The major indices finished the first half of 2018 as a mixed bag. S&P 500 and NASDAQ both finished with gains, while DOW finished in loss in the first half year. This truly reflects the worries of a trade war because the DOW is mostly comprised of the multinationals, which are more sensitive to trade issues.
As we have blogged numerous times before, we expected the first half of 2018 to be choppy despite a great earnings season. We also blogged that the choppiness will not complete until the end of summer. The economy was in a fine shape until our President declared trade war against the entire world. Does the President intend to engage in a prolonged trade war to cause a global recession, or is he trying his hardball negotiation skills on the world stage? He might be stubborn enough to continue the trade war to the nth degree, just to win the war. But, he is facing re-election in 2020. If the economy is in full blown recession in 2019/2020 election season, the chance of him getting re-elected is slim.
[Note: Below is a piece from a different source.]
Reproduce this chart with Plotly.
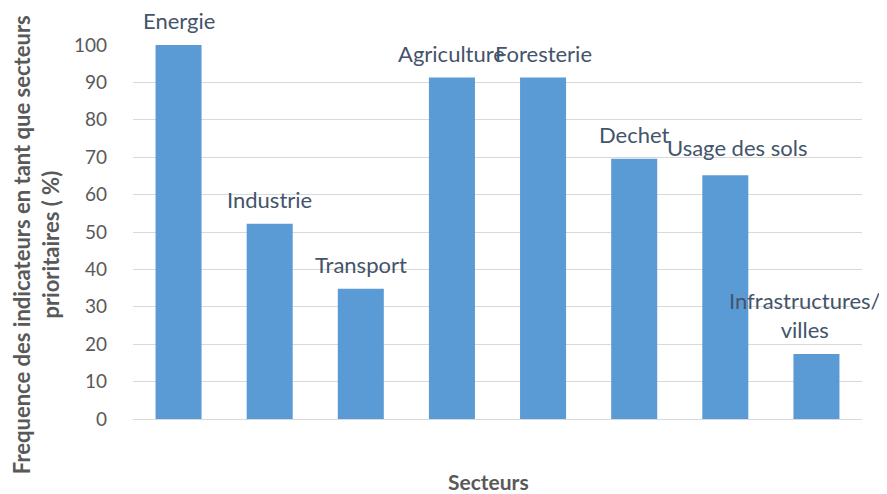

So for this reason alone, we suspect he will tone down or back down from the hard line position by the end of the summer. That way, it will allow the market enough time to create a rosy picture by the mid-term election. So for the reasons we know, we are reasonably sure that the possibility of having a recession is less than having a rally and great closing at the year end.
Technically, the current weekly cycle has finished 12 bars and clearly it produced a weekly high on the 10th bar when it met 2800 resistance. The oscillators are all turning down, meaning the market is really weak, therefore the likelihood of having a higher high than the first weekly high is slim. Next week is a holiday week and the trading volume is light. It might have a small rally against the 2750 level in the next few days, if you have some profitable positions, that will be your opportunity to get out and wait for your next entry at the end of the summer.